# Stated task
Using the records below, please work out how many lines contain "that"; answer with the number alone.

# Given records
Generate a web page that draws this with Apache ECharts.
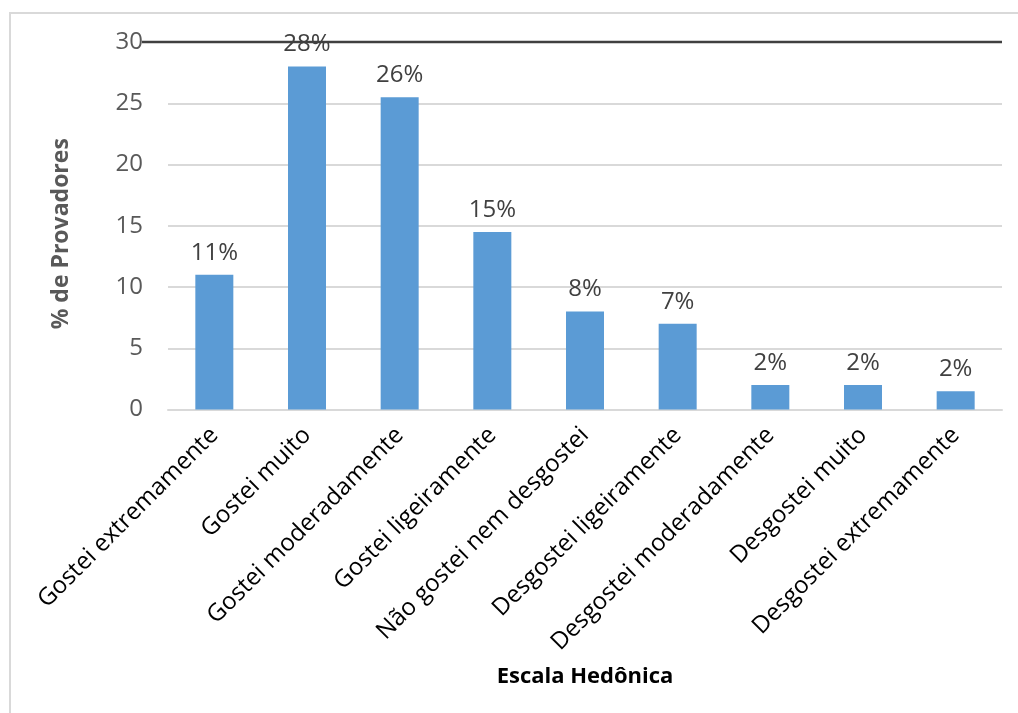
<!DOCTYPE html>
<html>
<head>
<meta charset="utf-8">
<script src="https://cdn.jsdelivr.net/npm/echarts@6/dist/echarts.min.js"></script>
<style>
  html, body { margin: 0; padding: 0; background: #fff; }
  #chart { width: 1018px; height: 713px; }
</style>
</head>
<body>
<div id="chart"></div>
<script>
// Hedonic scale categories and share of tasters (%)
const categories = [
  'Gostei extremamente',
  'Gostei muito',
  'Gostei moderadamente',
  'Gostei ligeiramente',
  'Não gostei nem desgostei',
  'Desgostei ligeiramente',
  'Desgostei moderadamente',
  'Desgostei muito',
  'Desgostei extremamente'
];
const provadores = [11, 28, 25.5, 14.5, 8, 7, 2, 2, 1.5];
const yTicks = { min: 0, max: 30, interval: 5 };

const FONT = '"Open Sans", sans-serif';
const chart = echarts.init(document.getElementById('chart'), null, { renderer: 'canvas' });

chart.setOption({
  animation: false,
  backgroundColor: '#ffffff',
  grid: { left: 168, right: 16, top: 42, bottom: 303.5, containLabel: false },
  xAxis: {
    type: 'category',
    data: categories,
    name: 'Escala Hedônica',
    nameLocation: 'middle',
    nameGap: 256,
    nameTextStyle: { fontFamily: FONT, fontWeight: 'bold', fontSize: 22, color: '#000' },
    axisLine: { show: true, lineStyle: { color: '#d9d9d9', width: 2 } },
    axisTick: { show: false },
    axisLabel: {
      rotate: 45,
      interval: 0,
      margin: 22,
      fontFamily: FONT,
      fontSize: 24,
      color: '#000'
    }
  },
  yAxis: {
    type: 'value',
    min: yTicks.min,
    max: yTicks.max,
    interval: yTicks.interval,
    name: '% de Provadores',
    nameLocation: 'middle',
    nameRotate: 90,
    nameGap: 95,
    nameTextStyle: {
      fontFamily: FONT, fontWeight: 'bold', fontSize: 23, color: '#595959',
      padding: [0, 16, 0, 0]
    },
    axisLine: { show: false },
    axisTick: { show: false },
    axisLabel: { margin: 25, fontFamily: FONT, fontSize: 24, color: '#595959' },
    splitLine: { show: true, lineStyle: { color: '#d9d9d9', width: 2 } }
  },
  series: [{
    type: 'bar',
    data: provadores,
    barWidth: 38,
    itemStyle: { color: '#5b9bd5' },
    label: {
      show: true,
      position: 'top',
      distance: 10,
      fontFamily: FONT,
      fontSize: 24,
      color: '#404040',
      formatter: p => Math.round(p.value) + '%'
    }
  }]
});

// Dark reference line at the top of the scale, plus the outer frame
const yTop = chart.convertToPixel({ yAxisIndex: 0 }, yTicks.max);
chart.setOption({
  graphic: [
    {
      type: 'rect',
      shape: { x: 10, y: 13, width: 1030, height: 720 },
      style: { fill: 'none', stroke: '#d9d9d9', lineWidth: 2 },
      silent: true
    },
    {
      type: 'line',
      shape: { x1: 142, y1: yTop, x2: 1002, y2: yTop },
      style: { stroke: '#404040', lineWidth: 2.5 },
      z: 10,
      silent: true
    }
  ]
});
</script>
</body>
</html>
* * *
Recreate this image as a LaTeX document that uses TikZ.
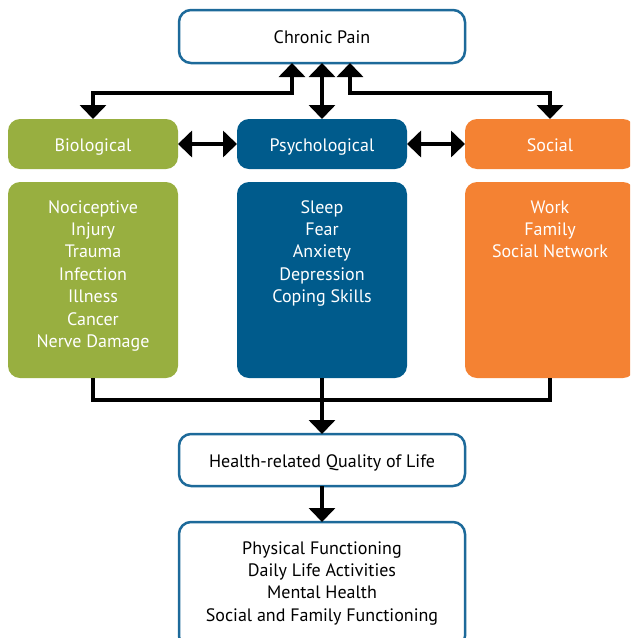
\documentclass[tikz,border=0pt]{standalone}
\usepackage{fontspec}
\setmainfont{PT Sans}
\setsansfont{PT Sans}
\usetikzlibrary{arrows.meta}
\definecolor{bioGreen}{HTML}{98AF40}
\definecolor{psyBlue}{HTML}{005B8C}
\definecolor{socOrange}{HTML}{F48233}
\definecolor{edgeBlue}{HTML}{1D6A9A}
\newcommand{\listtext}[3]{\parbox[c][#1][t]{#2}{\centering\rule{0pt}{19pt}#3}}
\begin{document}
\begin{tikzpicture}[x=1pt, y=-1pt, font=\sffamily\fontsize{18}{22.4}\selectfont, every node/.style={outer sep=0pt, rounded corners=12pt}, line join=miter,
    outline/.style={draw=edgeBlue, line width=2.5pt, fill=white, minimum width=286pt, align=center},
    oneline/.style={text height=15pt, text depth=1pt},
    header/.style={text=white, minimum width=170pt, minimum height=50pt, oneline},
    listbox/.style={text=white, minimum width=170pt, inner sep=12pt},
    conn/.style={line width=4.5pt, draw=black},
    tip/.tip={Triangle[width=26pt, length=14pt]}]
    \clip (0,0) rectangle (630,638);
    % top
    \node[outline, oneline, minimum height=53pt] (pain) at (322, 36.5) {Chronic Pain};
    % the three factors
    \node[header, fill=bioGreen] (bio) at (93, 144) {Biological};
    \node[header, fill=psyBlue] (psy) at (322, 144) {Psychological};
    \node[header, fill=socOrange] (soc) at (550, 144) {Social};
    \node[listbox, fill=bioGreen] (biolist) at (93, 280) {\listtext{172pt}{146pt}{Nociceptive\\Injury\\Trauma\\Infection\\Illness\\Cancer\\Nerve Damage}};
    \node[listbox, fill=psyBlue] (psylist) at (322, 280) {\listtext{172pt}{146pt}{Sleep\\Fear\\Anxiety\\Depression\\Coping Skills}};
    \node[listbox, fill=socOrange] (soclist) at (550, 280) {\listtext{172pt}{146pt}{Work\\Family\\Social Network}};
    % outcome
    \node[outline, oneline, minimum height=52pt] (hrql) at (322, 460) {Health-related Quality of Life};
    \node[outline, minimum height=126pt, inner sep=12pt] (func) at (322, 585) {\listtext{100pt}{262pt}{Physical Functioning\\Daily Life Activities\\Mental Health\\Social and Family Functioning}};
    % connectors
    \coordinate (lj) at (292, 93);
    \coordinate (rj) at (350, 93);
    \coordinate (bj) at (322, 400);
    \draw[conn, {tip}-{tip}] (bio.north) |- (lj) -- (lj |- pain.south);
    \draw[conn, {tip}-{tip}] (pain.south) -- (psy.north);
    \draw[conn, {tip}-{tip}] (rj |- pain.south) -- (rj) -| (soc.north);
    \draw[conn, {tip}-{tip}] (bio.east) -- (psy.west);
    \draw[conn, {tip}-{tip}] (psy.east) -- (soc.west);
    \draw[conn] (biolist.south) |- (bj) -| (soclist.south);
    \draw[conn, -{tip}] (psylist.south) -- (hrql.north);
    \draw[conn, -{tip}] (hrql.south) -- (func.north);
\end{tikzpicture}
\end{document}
---
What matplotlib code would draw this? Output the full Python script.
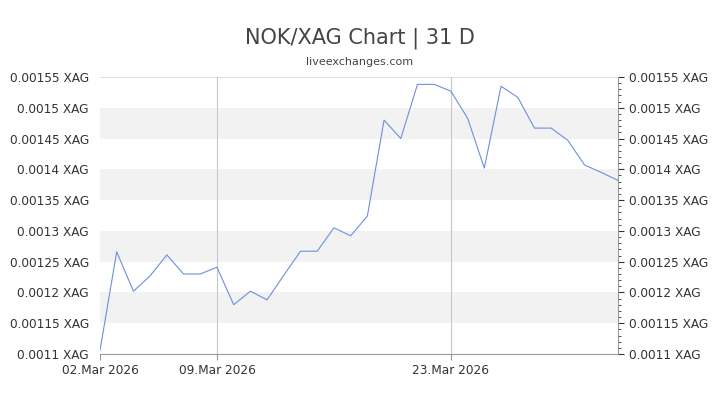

# Solution to the problem
2